Quinton Snell said that even as Trajan has proven himself as a player, he’s still had to overcome the coach’s kid stigma.
“He’s had to fight through it, being a coach’s kid, the only reason you’re this is because your dad is the coach,” the coach said. “I think he’s put in the work and I think he’s a pretty good player. He’s pretty good. He got it this year.
“He didn’t have one of his best games against one of our district opponents and somebody in the bleachers said, ‘You’re only out there because of your dad!’ He looked and he was like, ‘OK,’ and then he went to work. From that game, he’s been on fire.”
That flame has engulfed the entire Cadet team, which has dispatched Mexia, Navasota and Athens on the way to Huntsville. Next up – oh, just Class 4A’s seventh-ranked Houston Yates, which is averaging 105.7 points per game in the playoffs.
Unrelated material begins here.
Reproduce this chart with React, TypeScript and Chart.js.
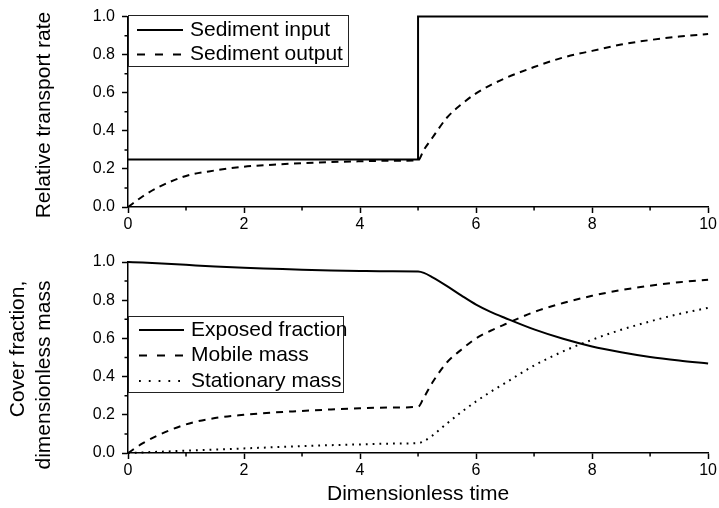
import React, { useEffect, useRef } from 'react';
import { Chart, registerables } from 'chart.js';

Chart.register(...registerables);

const FONT = '"Liberation Sans", Arial, sans-serif';

// ---- data ----
const timeGrid = [0, 0.25, 0.5, 1, 1.5, 2, 2.5, 3, 3.5, 4, 4.5, 5, 5.1, 5.25, 5.5, 5.75, 6, 6.25, 6.5, 7, 7.5, 8, 8.5, 9, 9.5, 10];
const inputTime = [0, 5, 5, 10];
const sedimentInput = [0.25, 0.25, 1.0, 1.0];
const sedimentOutput = [0, 0.055, 0.1, 0.163, 0.192, 0.212, 0.222, 0.23, 0.236, 0.24, 0.243, 0.245, 0.3, 0.365, 0.47, 0.54, 0.597, 0.64, 0.676, 0.735, 0.785, 0.82, 0.853, 0.877, 0.895, 0.908];
const exposedFraction = [1.0, 0.997, 0.993, 0.985, 0.977, 0.97, 0.965, 0.96, 0.956, 0.953, 0.951, 0.95, 0.943, 0.92, 0.874, 0.824, 0.777, 0.739, 0.707, 0.647, 0.598, 0.558, 0.528, 0.503, 0.484, 0.468];
const mobileMass = [0, 0.05, 0.09, 0.15, 0.183, 0.2, 0.212, 0.22, 0.228, 0.234, 0.238, 0.242, 0.29, 0.37, 0.475, 0.542, 0.6, 0.64, 0.674, 0.738, 0.785, 0.823, 0.853, 0.876, 0.894, 0.907];
const stationaryMass = [0, 0.003, 0.006, 0.012, 0.018, 0.024, 0.03, 0.036, 0.041, 0.045, 0.049, 0.052, 0.062, 0.092, 0.155, 0.215, 0.27, 0.32, 0.366, 0.458, 0.532, 0.593, 0.645, 0.689, 0.728, 0.76];

const xTickValues = [0, 2, 4, 6, 8, 10];
const yTickValues = [0, 0.2, 0.4, 0.6, 0.8, 1.0];
const xMinorValues = [1, 3, 5, 7, 9];
const yMinorValues = [0.1, 0.3, 0.5, 0.7, 0.9];

const topLabels = ['Sediment input', 'Sediment output'];
const bottomLabels = ['Exposed fraction', 'Mobile mass', 'Stationary mass'];
const topYTitle = ['Relative transport rate'];
const bottomYTitle = ['Cover fraction,', 'dimensionless mass'];
const xTitle = 'Dimensionless time';

const pts = (xs: number[], ys: number[]) => xs.map((x, i) => ({ x, y: ys[i] }));

// ---- plugins ----
const minorTicks = {
  id: 'minorTicks',
  afterDraw(chart: any) {
    const { ctx } = chart;
    const x = chart.scales.x;
    const y = chart.scales.y;
    ctx.save();
    ctx.strokeStyle = '#000';
    ctx.lineWidth = 1.5;
    ctx.beginPath();
    xMinorValues.forEach((v) => {
      const px = x.getPixelForValue(v);
      ctx.moveTo(px, x.top);
      ctx.lineTo(px, x.top + 3.5);
    });
    yMinorValues.forEach((v) => {
      const py = y.getPixelForValue(v);
      ctx.moveTo(y.right, py);
      ctx.lineTo(y.right - 3.5, py);
    });
    ctx.stroke();
    ctx.restore();
  },
};

const boxLegend = {
  id: 'boxLegend',
  afterDraw(chart: any, _args: any, opts: any) {
    if (!opts || !opts.show) return;
    const { ctx } = chart;
    const left = chart.chartArea.left;
    const top = opts.top;
    ctx.save();
    ctx.fillStyle = '#fff';
    ctx.fillRect(left, top, opts.width, opts.height);
    ctx.strokeStyle = '#222';
    ctx.lineWidth = 1;
    ctx.strokeRect(left + 0.5, top + 0.5, opts.width - 1, opts.height - 1);
    ctx.font = `${opts.fontSize}px ${FONT}`;
    ctx.textBaseline = 'middle';
    ctx.textAlign = 'left';
    chart.data.datasets.forEach((ds: any, i: number) => {
      const yy = top + opts.firstRow + i * opts.rowGap;
      ctx.beginPath();
      ctx.setLineDash(ds.legendDash || []);
      ctx.lineWidth = ds.borderWidth;
      ctx.strokeStyle = ds.borderColor;
      ctx.moveTo(left + opts.samplePad, yy);
      ctx.lineTo(left + opts.samplePad + opts.sampleLen, yy);
      ctx.stroke();
      ctx.setLineDash([]);
      ctx.fillStyle = '#000';
      ctx.fillText(ds.label, left + opts.samplePad + opts.sampleLen + opts.textGap, yy);
    });
    ctx.restore();
  },
};

const sideTitles = {
  id: 'sideTitles',
  afterDraw(chart: any, _args: any, opts: any) {
    if (!opts || !opts.lines) return;
    const { ctx } = chart;
    ctx.save();
    ctx.font = `${opts.fontSize}px ${FONT}`;
    ctx.fillStyle = '#000';
    ctx.textAlign = 'center';
    ctx.textBaseline = 'middle';
    const n = opts.lines.length;
    for (let i = 0; i < n; i++) {
      ctx.save();
      ctx.translate(opts.xs[i], opts.ys[i]);
      ctx.rotate(-Math.PI / 2);
      ctx.fillText(opts.lines[i], 0, 0);
      ctx.restore();
    }
    ctx.restore();
  },
};

function makeScales(xHeight: number, withTitle: boolean) {
  return {
    x: {
      type: 'linear',
      min: 0,
      max: 10,
      afterBuildTicks: (s: any) => {
        s.ticks = xTickValues.map((v) => ({ value: v }));
      },
      ticks: {
        font: { family: FONT, size: 16 },
        color: '#000',
        padding: 2,
        maxRotation: 0,
        autoSkip: false,
        callback: (v: any) => String(v),
      },
      grid: { drawOnChartArea: false, drawTicks: true, tickLength: 6, tickWidth: 1.5, tickColor: '#000' },
      border: { display: true, color: '#000', width: 1.5 },
      title: {
        display: withTitle,
        text: xTitle,
        color: '#000',
        font: { family: FONT, size: 21 },
        padding: { top: 0, bottom: 1 },
      },
      afterFit: (s: any) => {
        s.height = xHeight;
      },
    },
    y: {
      type: 'linear',
      min: 0,
      max: 1,
      afterBuildTicks: (s: any) => {
        s.ticks = yTickValues.map((v) => ({ value: v }));
      },
      ticks: {
        font: { family: FONT, size: 16 },
        color: '#000',
        padding: 7,
        autoSkip: false,
        callback: (v: any) => Number(v).toFixed(1),
      },
      grid: { drawOnChartArea: false, drawTicks: true, tickLength: 6, tickWidth: 1.5, tickColor: '#000' },
      border: { display: true, color: '#000', width: 1.5 },
      afterFit: (s: any) => {
        s.width = 128;
      },
    },
  };
}

export default function App() {
  const topRef = useRef<HTMLCanvasElement | null>(null);
  const botRef = useRef<HTMLCanvasElement | null>(null);

  useEffect(() => {
    const top = new Chart(topRef.current as HTMLCanvasElement, {
      type: 'line',
      data: {
        datasets: [
          {
            label: topLabels[0],
            data: pts(inputTime, sedimentInput),
            borderColor: '#000',
            borderWidth: 2,
            pointRadius: 0,
            tension: 0,
            clip: 6,
            legendDash: [],
          } as any,
          {
            label: topLabels[1],
            data: pts(timeGrid, sedimentOutput),
            borderColor: '#000',
            borderWidth: 2,
            borderDash: [7, 5.5],
            pointRadius: 0,
            clip: 6,
            cubicInterpolationMode: 'monotone',
            legendDash: [8, 10],
          } as any,
        ],
      },
      options: {
        animation: false,
        responsive: false,
        layout: { padding: { left: 0, right: 10, top: 16, bottom: 0 } },
        scales: makeScales(38, false) as any,
        plugins: {
          legend: { display: false },
          tooltip: { enabled: false },
          boxLegend: {
            show: true,
            top: 15,
            width: 221,
            height: 52,
            firstRow: 15,
            rowGap: 24.5,
            samplePad: 9,
            sampleLen: 46,
            textGap: 7,
            fontSize: 21,
          },
          sideTitles: {
            lines: topYTitle,
            xs: [44.5],
            ys: [115],
            fontSize: 21,
          },
        } as any,
      },
      plugins: [minorTicks, boxLegend, sideTitles],
    });

    const bottom = new Chart(botRef.current as HTMLCanvasElement, {
      type: 'line',
      data: {
        datasets: [
          {
            label: bottomLabels[0],
            data: pts(timeGrid, exposedFraction),
            borderColor: '#000',
            borderWidth: 2,
            pointRadius: 0,
            clip: 6,
            cubicInterpolationMode: 'monotone',
            legendDash: [],
          } as any,
          {
            label: bottomLabels[1],
            data: pts(timeGrid, mobileMass),
            borderColor: '#000',
            borderWidth: 2,
            borderDash: [7, 6],
            pointRadius: 0,
            clip: 6,
            cubicInterpolationMode: 'monotone',
            legendDash: [8, 10],
          } as any,
          {
            label: bottomLabels[2],
            data: pts(timeGrid, stationaryMass),
            borderColor: '#000',
            borderWidth: 2,
            borderDash: [1.8, 5],
            pointRadius: 0,
            clip: 6,
            cubicInterpolationMode: 'monotone',
            legendDash: [1.8, 8],
          } as any,
        ],
      },
      options: {
        animation: false,
        responsive: false,
        layout: { padding: { left: 0, right: 10, top: 17, bottom: 0 } },
        scales: makeScales(55, true) as any,
        plugins: {
          legend: { display: false },
          tooltip: { enabled: false },
          boxLegend: {
            show: true,
            top: 71,
            width: 216,
            height: 77,
            firstRow: 14,
            rowGap: 25.5,
            samplePad: 11,
            sampleLen: 45,
            textGap: 7,
            fontSize: 21,
          },
          sideTitles: {
            lines: bottomYTitle,
            xs: [18.5, 44.5],
            ys: [104, 130],
            fontSize: 21,
          },
        } as any,
      },
      plugins: [minorTicks, boxLegend, sideTitles],
    });

    return () => {
      top.destroy();
      bottom.destroy();
    };
  }, []);

  return (
    <div style={{ position: 'fixed', left: 0, top: 0, width: 719, height: 508, background: '#fff' }}>
      <canvas ref={topRef} width={719} height={245} style={{ position: 'absolute', left: 0, top: 0 }} />
      <canvas ref={botRef} width={719} height={263} style={{ position: 'absolute', left: 0, top: 245 }} />
    </div>
  );
}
“We really have no time for mess-ups or mistakes. It’s all on the line,” Connally senior forward Devin Miles said. “Either make it or fake it. Just trying to get there.”
As he watched film of Yates’ most recent win on Wednesday afternoon, Quinton Snell recognized the immense task in front of the Cadets. But he has not wavered from the belief in his team, as the target has now changed from reaching Huntsville to reaching San Antonio, the site of the state tournament.
“We got 10 or 12 losses, and I think one or two losses that really hurt me a little bit,” Snell said. “But I felt like we’ve lost to some quality teams. A lot of them are probably still playing right now.
“With that being said, the goal, the process, them being able to reach it, they can look back and say, ‘This is what we had to do to get to this point.’ But I would really like to take the next step.”